Me [I] es-qualités ne fournit aucun élément qui permettraient à la Cour d'apprécier dans quelle mesure, dans les mois ayant précédé la cessation de l'exploitation, la société LE TROU AU CHAT faisait un chiffre d'affaires suffisant pour qu'il puisse être envisagé que le restaurant bénéficie d'une certaine notoriété, ou d'un emplacement très favorable au regard du caractère touristique de la ville de [Localité 9], et qu'ainsi, la clientèle n'aurait pas disparu avec l'exploitation et pourrait se reconstituer immédiatement à l'ouverture.
Il n'explique pas non plus pourquoi, la société RAJA, qui avait offert 54.000 euros selon compromis signé en juillet 2022 alors que le fonds était exploité (sous condition suspensive d'un prêt non obtenu), n'a plus offert, de façon satisfactoire, que 17.000 euros en novembre 2023 après quinze mois de cessation d'activité, si ce n'est que la clientèle avait disparu entre-temps.
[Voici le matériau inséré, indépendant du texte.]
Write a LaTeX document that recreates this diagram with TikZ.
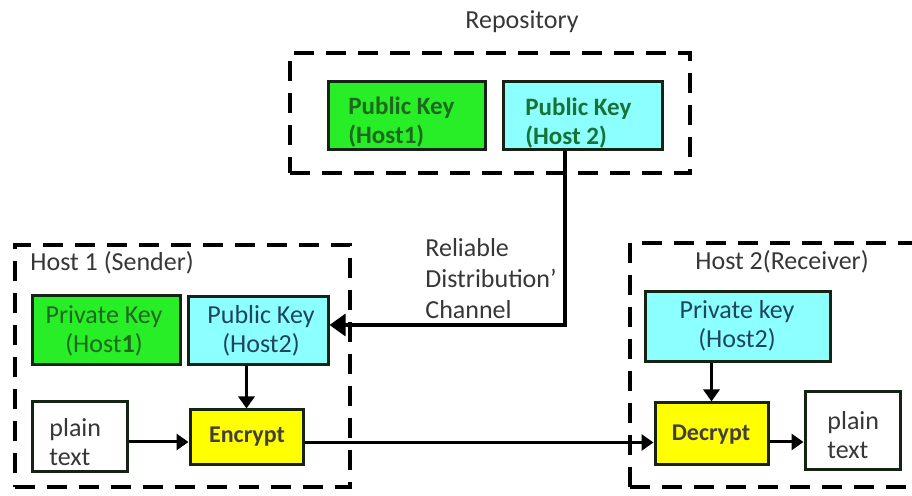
\documentclass[tikz,border=0pt]{standalone}
\usepackage{fontspec}
\setmainfont{Carlito}
\usetikzlibrary{arrows.meta}
\definecolor{kgreen}{RGB}{40,238,40}
\definecolor{kcyan}{RGB}{140,255,255}
\definecolor{kyellow}{RGB}{255,255,0}
\definecolor{tgreen}{RGB}{30,105,30}
\definecolor{tgreen2}{RGB}{25,115,55}
\definecolor{tteal}{RGB}{30,70,90}
\definecolor{tgray}{RGB}{55,55,55}
\definecolor{bord}{RGB}{20,35,20}
\begin{document}
\begin{tikzpicture}[x=0.5pt,y=-0.5pt,
  every node/.style={font=\fontsize{13}{14.5}\selectfont, inner sep=0pt},
  dbox/.style={draw=black, line width=2pt, dash pattern=on 10pt off 6pt},
  kbox/.style={draw=bord, line width=1.5pt},
  lbl/.style={text=tgray},
  arr/.style={line width=1.5pt, -{Triangle[length=6pt,width=8pt]}},
  bigarr/.style={line width=1.6pt, -{Triangle[length=8pt,width=11pt]}}]
\useasboundingbox (0,0) rectangle (912,496);
% dashed group boxes
\node[dbox, minimum width=200pt, minimum height=60pt] (repo) at (490,113) {};
\node[dbox, minimum width=167.5pt, minimum height=121pt] (h1) at (182.5,366) {};
\node[dbox, minimum width=155pt, minimum height=122pt] (h2) at (785,365) {};
% labels
\node[lbl] (repolbl) at (522,22) {Repository};
\node[lbl, anchor=west] (h1lbl) at (30,263) {Host 1 (Sender)};
\node[lbl] (h2lbl) at (782,262) {Host 2(Receiver)};
\node[lbl, anchor=west, align=left, font=\fontsize{13}{15.5}\selectfont] (chan) at (425,279) {Reliable\\Distribution'\\Channel};
% repository keys
\node[kbox, fill=kgreen, minimum width=78.5pt, minimum height=34pt] (rpk1) at (406.5,116) {};
\node[kbox, fill=kcyan, minimum width=79.5pt, minimum height=34pt] (rpk2) at (582.5,116) {};
\node[anchor=west, align=left, text=tgreen, font=\bfseries\fontsize{12.5}{14.5}\selectfont] (rpk1t) at (348,122.5) {Public Key\\(Host1)};
\node[anchor=west, align=left, text=tgreen2, font=\bfseries\fontsize{12.5}{14.5}\selectfont] (rpk2t) at (525,123) {Public Key\\(Host 2)};
% host 1
\node[kbox, fill=kgreen, minimum width=74pt, minimum height=34.5pt] (priv1) at (106,330.5) {};
\node[align=center, text=tgreen] (priv1t) at (104,331) {Private Key\\(Host\textbf{1})};
\node[kbox, fill=kcyan, minimum width=70pt, minimum height=34pt] (hpub) at (258,331) {};
\node[align=center, text=tteal] (hpubt) at (261,331) {Public Key\\(Host2)};
\node[kbox, fill=kyellow, minimum width=56.5pt, minimum height=27.5pt] (enc) at (246.5,437.5) {};
\node[text=black!85!yellow, font=\bfseries\fontsize{12}{14}\selectfont] (enct) at (247,437) {Encrypt};
\node[kbox, fill=white, minimum width=47.5pt, minimum height=35pt] (ptx1) at (79.5,437) {};
\node[anchor=west, align=left, lbl] (ptx1t) at (49,442) {plain\\text};
% host 2
\node[kbox, fill=kcyan, minimum width=92.5pt, minimum height=35pt] (priv2) at (737.5,327) {};
\node[align=center, text=tteal] (priv2t) at (737,326) {Private key\\(Host2)};
\node[kbox, fill=kyellow, minimum width=56.5pt, minimum height=31pt] (dec) at (711.5,434) {};
\node[text=black!85!yellow, font=\bfseries\fontsize{12}{14}\selectfont] (dect) at (711,435) {Decrypt};
\node[kbox, fill=white, minimum width=47.5pt, minimum height=39pt] (ptx2) at (852.5,431) {};
\node[anchor=west, align=left, lbl] (ptx2t) at (827,435) {plain\\text};
% connectors
\draw[bigarr] ([xshift=-8.75pt]rpk2.south) |- ([yshift=3pt]hpub.east);
\draw[arr] (hpub.south -| enc.north) -- (enc.north);
\draw[arr] ([yshift=-2.5pt]ptx1.east) -- ([yshift=-2.5pt]ptx1.east -| enc.west);
\draw[arr] ([yshift=-2.5pt]enc.east) -- ([yshift=-2.5pt]enc.east -| dec.west);
\draw[arr] (priv2.south -| dec.north) -- (dec.north);
\draw[arr] ([yshift=-4pt]dec.east) -- ([yshift=-4pt]dec.east -| ptx2.west);
\end{tikzpicture}
\end{document}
Dès lors, il doit être constaté qu'il n'est pas démontré que la clientèle ait subsisté malgré l'inexploitation du fonds de commerce et la Cour ne peut que constater que le fonds a disparu.
Or, en vertu des dispositions de l'article 13 du bail consenti par la société M2, le bail ne peut être cédé qu'à l'acquéreur du fonds de commerce et selon l'article L641-12 du code de commerce, le liquidateur judiciaire ne peut céder le bail que dans les conditions prévues au contrat.
L'ordonnance déférée est infirmée.
Les dépens d'appel seront dits frais de procédure collective tandis que les demandes formées sur le fondement des dispositions de l'article 700 du code de procédure civile sont rejetées.
PAR CES MOTIFS :
La Cour,
Infirme l'ordonnance déférée.
Statuant à nouveau :
Rejette la requête de la SELARL [I] GOÏC& ASSOCIES prise en la personne de Me [I] pris en sa qualité de liquidateur judiciaire de la société LE TROU AU CHAT visant à se voir autorisé à vendre à la société RAJA le fonds de commerce de restauration dépendant de l'actif de la première et situé [Adresse 10] à [Localité 9] pour un prix net vendeur de 17.000 euros HT.
Dit les dépens frais de procédure collective.
Rejette les demandes de frais irrépétibles.